— Your task —
Retype the whole listing verbatim and keep the pictures out of it.

— Stored data —
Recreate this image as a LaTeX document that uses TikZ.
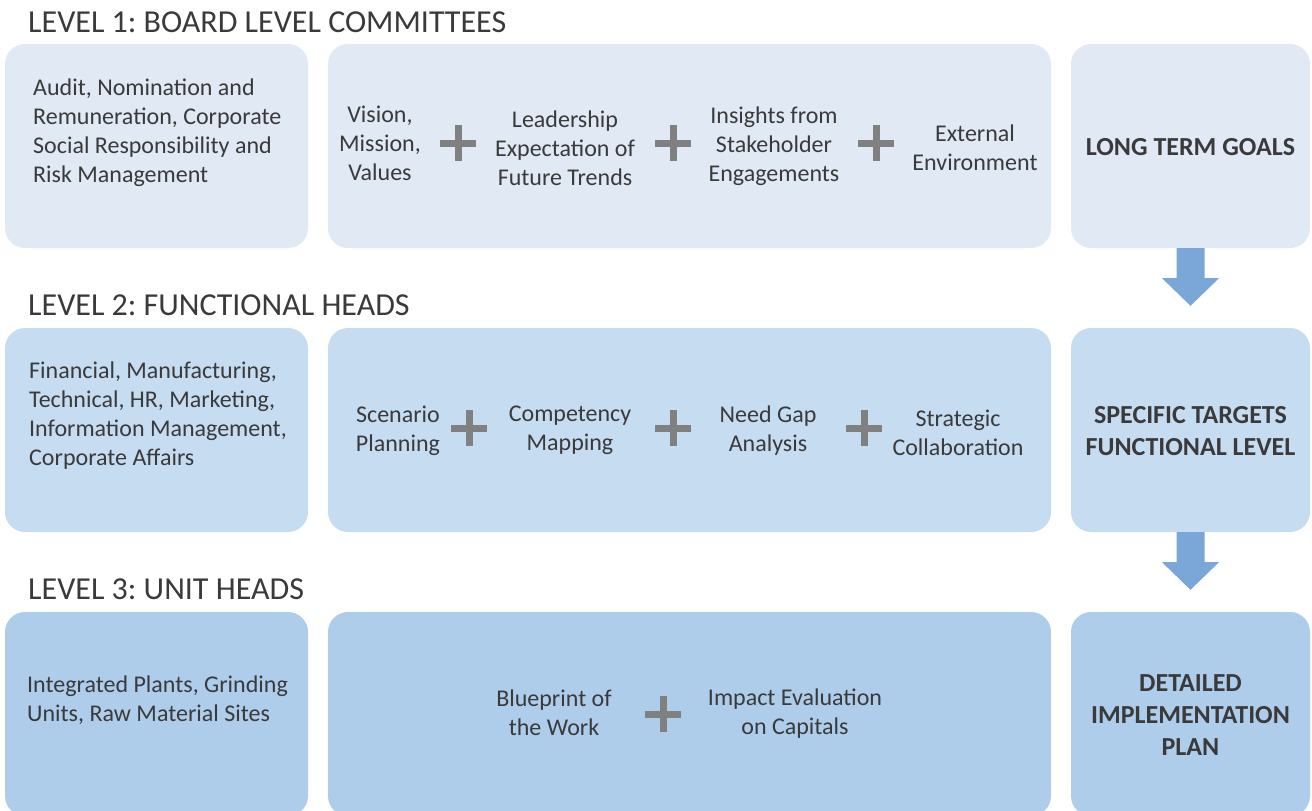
\documentclass[tikz,border=0pt]{standalone}
\usepackage{fontspec}
\setmainfont{Carlito}
\usetikzlibrary{calc}
\frenchspacing
\definecolor{rowA}{RGB}{225,233,245}
\definecolor{rowB}{RGB}{198,221,241}
\definecolor{rowC}{RGB}{174,205,235}
\definecolor{arrowc}{RGB}{123,167,216}
\definecolor{plusc}{RGB}{128,128,128}
\definecolor{txt}{RGB}{58,58,58}
\tikzset{
  box/.style={rounded corners=20pt, inner sep=0pt, draw=none},
  heading/.style={anchor=base west, inner sep=0pt, text=txt, font=\fontsize{32}{38}\selectfont},
  body/.style={align=center, inner sep=0pt, text=txt, font=\fontsize{24}{29}\selectfont},
  lbody/.style={align=left, anchor=west, inner sep=0pt, text=txt, font=\fontsize{24}{29}\selectfont},
  goal/.style={align=center, inner sep=0pt, text=txt, font=\fontsize{26}{32}\bfseries\selectfont},
  plus/.style={minimum size=36pt, inner sep=0pt, path picture={
     \draw[plusc, line width=7pt] (path picture bounding box.north) -- (path picture bounding box.south)
       (path picture bounding box.west) -- (path picture bounding box.east);}},
  downarrow/.style={fill=arrowc, draw=none}
}
\begin{document}
\begin{tikzpicture}[x=1pt,y=-1pt]
\useasboundingbox (0,0) rectangle (1312,811);
\clip (0,0) rectangle (1312,811);
% headings
\node[heading] (h1) at (28,32) {LEVEL 1: BOARD LEVEL COMMITTEES};
\node[heading] (h2) at (28,315) {LEVEL 2: FUNCTIONAL HEADS};
\node[heading] (h3) at (28,599) {LEVEL 3: UNIT HEADS};
% row 1
\fill[box, rowA] (5,44) rectangle (308,248);
\fill[box, rowA] (328,44) rectangle (1051,248);
\fill[box, rowA] (1071,44) rectangle (1310,248);
\node[box, minimum width=239pt, minimum height=204pt] (g1) at (1190.5,146) {};
\node[lbody] (l1) at (33,132.5) {Audit, Nomination and\\Remuneration, Corporate\\Social Responsibility and\\Risk Management};
\node[body] (a1) at (380,143) {Vision,\\Mission,\\Values};
\node[plus] (p11) at (458,143) {};
\node[body] (a2) at (565,148) {Leadership\\Expectation of\\Future Trends};
\node[plus] (p12) at (673,143) {};
\node[body] (a3) at (774,146.5) {Insights from\\Stakeholder\\Engagements};
\node[plus] (p13) at (876,143) {};
\node[body] (a4) at (975,147.5) {External\\Environment};
\node[goal] (t1) at (1190.5,147) {LONG TERM GOALS};
% row 2
\fill[box, rowB] (5,328) rectangle (308,532);
\fill[box, rowB] (328,328) rectangle (1051,532);
\fill[box, rowB] (1071,328) rectangle (1310,532);
\node[box, minimum width=239pt, minimum height=204pt] (g2) at (1190.5,430) {};
\node[lbody] (l2) at (29,416) {Financial, Manufacturing,\\Technical, HR, Marketing,\\Information Management,\\Corporate Affairs};
\node[body] (b1) at (398,430.5) {Scenario\\Planning};
\node[plus] (p21) at (469,428) {};
\node[body] (b2) at (570,430.5) {Competency\\Mapping};
\node[plus] (p22) at (673,428) {};
\node[body] (b3) at (768,430.5) {Need Gap\\Analysis};
\node[plus] (p23) at (864,428) {};
\node[body] (b4) at (958,433) {Strategic\\Collaboration};
\node[goal] (t2) at (1190.5,431) {SPECIFIC TARGETS\\FUNCTIONAL LEVEL};
% row 3
\fill[box, rowC] (5,612) rectangle (308,816);
\fill[box, rowC] (328,612) rectangle (1051,816);
\fill[box, rowC] (1071,612) rectangle (1310,816);
\node[box, minimum width=239pt, minimum height=204pt] (g3) at (1190.5,714) {};
\node[lbody] (l3) at (27,700) {Integrated Plants, Grinding\\Units, Raw Material Sites};
\node[body] (c1) at (554,713) {Blueprint of\\the Work};
\node[plus] (p31) at (663,714) {};
\node[body] (c2) at (795,714) {Impact Evaluation\\on Capitals};
\node[goal] (t3) at (1190.5,715.5) {DETAILED\\IMPLEMENTATION\\PLAN};
% arrows
\fill[downarrow] ($(g1.south)+(-14,0)$) -- ($(g1.south)+(14,0)$) -- ($(g1.south)+(14,30)$) -- ($(g1.south)+(28.5,30)$)
  -- ($(g2.north)+(0,-22)$) -- ($(g1.south)+(-28.5,30)$) -- ($(g1.south)+(-14,30)$) -- cycle;
\fill[downarrow] ($(g2.south)+(-14,0)$) -- ($(g2.south)+(14,0)$) -- ($(g2.south)+(14,30)$) -- ($(g2.south)+(28.5,30)$)
  -- ($(g3.north)+(0,-22)$) -- ($(g2.south)+(-28.5,30)$) -- ($(g2.south)+(-14,30)$) -- cycle;
\end{tikzpicture}
\end{document}
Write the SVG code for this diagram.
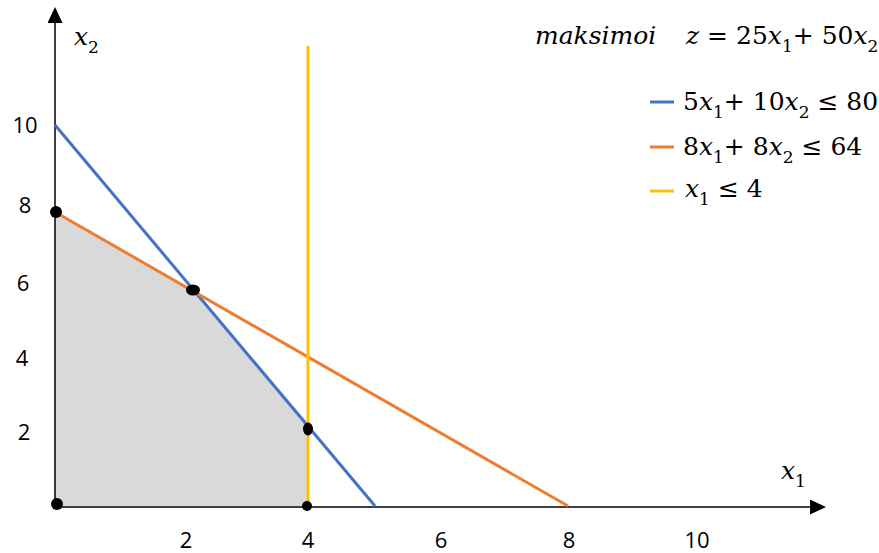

— Answer in full —
Recreate this image as a LaTeX document that uses TikZ.
\documentclass[tikz,border=0pt]{standalone}
\usepackage{fontspec}
\setmainfont{Carlito}
\usetikzlibrary{calc}
\frenchspacing
\definecolor{rowA}{RGB}{225,233,245}
\definecolor{rowB}{RGB}{198,221,241}
\definecolor{rowC}{RGB}{174,205,235}
\definecolor{arrowc}{RGB}{123,167,216}
\definecolor{plusc}{RGB}{128,128,128}
\definecolor{txt}{RGB}{58,58,58}
\tikzset{
  box/.style={rounded corners=20pt, inner sep=0pt, draw=none},
  heading/.style={anchor=base west, inner sep=0pt, text=txt, font=\fontsize{32}{38}\selectfont},
  body/.style={align=center, inner sep=0pt, text=txt, font=\fontsize{24}{29}\selectfont},
  lbody/.style={align=left, anchor=west, inner sep=0pt, text=txt, font=\fontsize{24}{29}\selectfont},
  goal/.style={align=center, inner sep=0pt, text=txt, font=\fontsize{26}{32}\bfseries\selectfont},
  plus/.style={minimum size=36pt, inner sep=0pt, path picture={
     \draw[plusc, line width=7pt] (path picture bounding box.north) -- (path picture bounding box.south)
       (path picture bounding box.west) -- (path picture bounding box.east);}},
  downarrow/.style={fill=arrowc, draw=none}
}
\begin{document}
\begin{tikzpicture}[x=1pt,y=-1pt]
\useasboundingbox (0,0) rectangle (1312,811);
\clip (0,0) rectangle (1312,811);
% headings
\node[heading] (h1) at (28,32) {LEVEL 1: BOARD LEVEL COMMITTEES};
\node[heading] (h2) at (28,315) {LEVEL 2: FUNCTIONAL HEADS};
\node[heading] (h3) at (28,599) {LEVEL 3: UNIT HEADS};
% row 1
\fill[box, rowA] (5,44) rectangle (308,248);
\fill[box, rowA] (328,44) rectangle (1051,248);
\fill[box, rowA] (1071,44) rectangle (1310,248);
\node[box, minimum width=239pt, minimum height=204pt] (g1) at (1190.5,146) {};
\node[lbody] (l1) at (33,132.5) {Audit, Nomination and\\Remuneration, Corporate\\Social Responsibility and\\Risk Management};
\node[body] (a1) at (380,143) {Vision,\\Mission,\\Values};
\node[plus] (p11) at (458,143) {};
\node[body] (a2) at (565,148) {Leadership\\Expectation of\\Future Trends};
\node[plus] (p12) at (673,143) {};
\node[body] (a3) at (774,146.5) {Insights from\\Stakeholder\\Engagements};
\node[plus] (p13) at (876,143) {};
\node[body] (a4) at (975,147.5) {External\\Environment};
\node[goal] (t1) at (1190.5,147) {LONG TERM GOALS};
% row 2
\fill[box, rowB] (5,328) rectangle (308,532);
\fill[box, rowB] (328,328) rectangle (1051,532);
\fill[box, rowB] (1071,328) rectangle (1310,532);
\node[box, minimum width=239pt, minimum height=204pt] (g2) at (1190.5,430) {};
\node[lbody] (l2) at (29,416) {Financial, Manufacturing,\\Technical, HR, Marketing,\\Information Management,\\Corporate Affairs};
\node[body] (b1) at (398,430.5) {Scenario\\Planning};
\node[plus] (p21) at (469,428) {};
\node[body] (b2) at (570,430.5) {Competency\\Mapping};
\node[plus] (p22) at (673,428) {};
\node[body] (b3) at (768,430.5) {Need Gap\\Analysis};
\node[plus] (p23) at (864,428) {};
\node[body] (b4) at (958,433) {Strategic\\Collaboration};
\node[goal] (t2) at (1190.5,431) {SPECIFIC TARGETS\\FUNCTIONAL LEVEL};
% row 3
\fill[box, rowC] (5,612) rectangle (308,816);
\fill[box, rowC] (328,612) rectangle (1051,816);
\fill[box, rowC] (1071,612) rectangle (1310,816);
\node[box, minimum width=239pt, minimum height=204pt] (g3) at (1190.5,714) {};
\node[lbody] (l3) at (27,700) {Integrated Plants, Grinding\\Units, Raw Material Sites};
\node[body] (c1) at (554,713) {Blueprint of\\the Work};
\node[plus] (p31) at (663,714) {};
\node[body] (c2) at (795,714) {Impact Evaluation\\on Capitals};
\node[goal] (t3) at (1190.5,715.5) {DETAILED\\IMPLEMENTATION\\PLAN};
% arrows
\fill[downarrow] ($(g1.south)+(-14,0)$) -- ($(g1.south)+(14,0)$) -- ($(g1.south)+(14,30)$) -- ($(g1.south)+(28.5,30)$)
  -- ($(g2.north)+(0,-22)$) -- ($(g1.south)+(-28.5,30)$) -- ($(g1.south)+(-14,30)$) -- cycle;
\fill[downarrow] ($(g2.south)+(-14,0)$) -- ($(g2.south)+(14,0)$) -- ($(g2.south)+(14,30)$) -- ($(g2.south)+(28.5,30)$)
  -- ($(g3.north)+(0,-22)$) -- ($(g2.south)+(-28.5,30)$) -- ($(g2.south)+(-14,30)$) -- cycle;
\end{tikzpicture}
\end{document}
Write the SVG code for this diagram.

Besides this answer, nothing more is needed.